* begin *

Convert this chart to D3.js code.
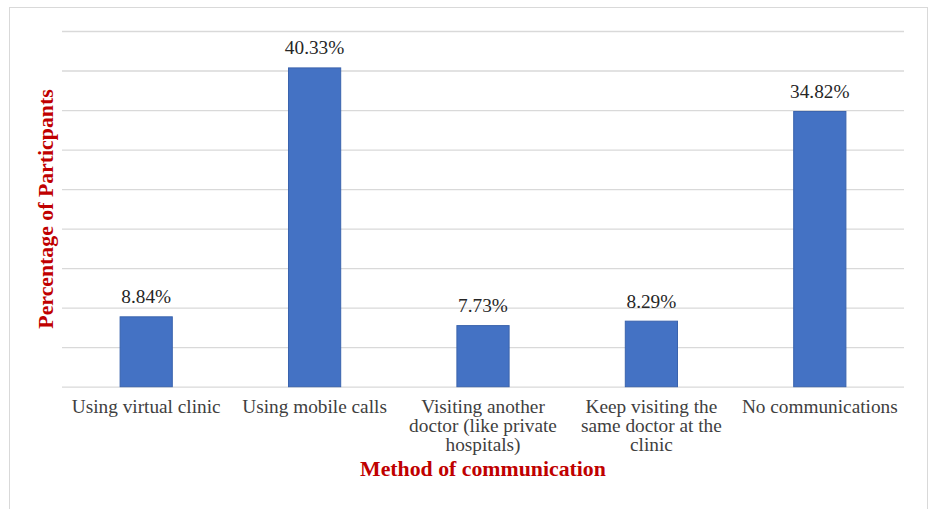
<!DOCTYPE html>
<html>
<head>
<meta charset="utf-8">
<script src="https://cdn.jsdelivr.net/npm/d3@7"></script>
<style>
  html, body { margin: 0; padding: 0; background: #fff; }
  svg { display: block; }
</style>
</head>
<body>
<svg id="chart" width="929" height="509"></svg>
<script>
// Share of participants by method of communication
const categories = [
  ["Using virtual clinic"],
  ["Using mobile calls"],
  ["Visiting another", "doctor (like private", "hospitals)"],
  ["Keep visiting the", "same doctor at the", "clinic"],
  ["No communications"]
];
const values = [8.84, 40.33, 7.73, 8.29, 34.82];
const valueLabels = ["8.84%", "40.33%", "7.73%", "8.29%", "34.82%"];
const gridTicks = [0, 5, 10, 15, 20, 25, 30, 35, 40, 45];

const svg = d3.select("#chart");
const W = 929;
const margin = { left: 62, right: 25, top: 31 };
const plotW = W - margin.left - margin.right;
const baseY = 386.7;

const serif = "'Liberation Serif', 'Times New Roman', serif";

// outer chart frame
svg.append("rect")
  .attr("x", 9.5).attr("y", 7.5)
  .attr("width", 918).attr("height", 520)
  .attr("fill", "#fff").attr("stroke", "#d9d9d9").attr("stroke-width", 1);

const x = d3.scaleBand()
  .domain(d3.range(categories.length))
  .range([margin.left, margin.left + plotW])
  .paddingInner(0.69)
  .paddingOuter(0.345);

const y = d3.scaleLinear()
  .domain([0, 45])
  .range([baseY, margin.top]);

// horizontal gridlines
const grid = svg.append("g")
  .attr("transform", `translate(${margin.left},0)`)
  .call(d3.axisLeft(y).tickValues(gridTicks).tickSize(-plotW).tickFormat(""));
grid.select(".domain").remove();
grid.selectAll(".tick line")
  .attr("stroke", "#d9d9d9").attr("stroke-width", 1.3);

// bars
svg.append("g").selectAll("rect")
  .data(values)
  .join("rect")
  .attr("x", (d, i) => x(i))
  .attr("width", x.bandwidth())
  .attr("y", d => y(d))
  .attr("height", d => baseY - y(d))
  .attr("fill", "#4472c4")
  .attr("stroke", "#3a63ad")
  .attr("stroke-width", 1);

// value labels
svg.append("g").selectAll("text")
  .data(values)
  .join("text")
  .attr("x", (d, i) => x(i) + x.bandwidth() / 2)
  .attr("y", d => y(d) - 13.5)
  .attr("text-anchor", "middle")
  .attr("font-family", serif)
  .attr("font-size", 19.3)
  .attr("fill", "#262626")
  .text((d, i) => valueLabels[i]);

// category axis labels (multi-line)
const catG = svg.append("g");
categories.forEach((lines, i) => {
  const cx = x(i) + x.bandwidth() / 2;
  const t = catG.append("text")
    .attr("x", cx)
    .attr("y", 412.7)
    .attr("text-anchor", "middle")
    .attr("font-family", serif)
    .attr("font-size", 19.3)
    .attr("fill", "#404040");
  lines.forEach((ln, j) => {
    t.append("tspan")
      .attr("x", cx)
      .attr("dy", j === 0 ? 0 : 19.2)
      .text(ln);
  });
});

// axis titles
svg.append("text")
  .attr("x", margin.left + plotW / 2)
  .attr("y", 476)
  .attr("text-anchor", "middle")
  .attr("font-family", serif)
  .attr("font-weight", "bold")
  .attr("font-size", 21.8)
  .attr("fill", "#c00000")
  .text("Method of communication");

svg.append("text")
  .attr("transform", `translate(52.5,${(90 + 328) / 2}) rotate(-90)`)
  .attr("text-anchor", "middle")
  .attr("font-family", serif)
  .attr("font-weight", "bold")
  .attr("font-size", 21.8)
  .attr("fill", "#c00000")
  .text("Percentage of Particpants");
</script>
</body>
</html>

* end *

• **STATED EXERCISE**
Copy each line in the data that holds the word "chart".

• **WORKED ANSWER**
Convert this chart to D3.js code.
<svg id="chart" width="929" height="509"></svg>
const svg = d3.select("#chart");
// outer chart frame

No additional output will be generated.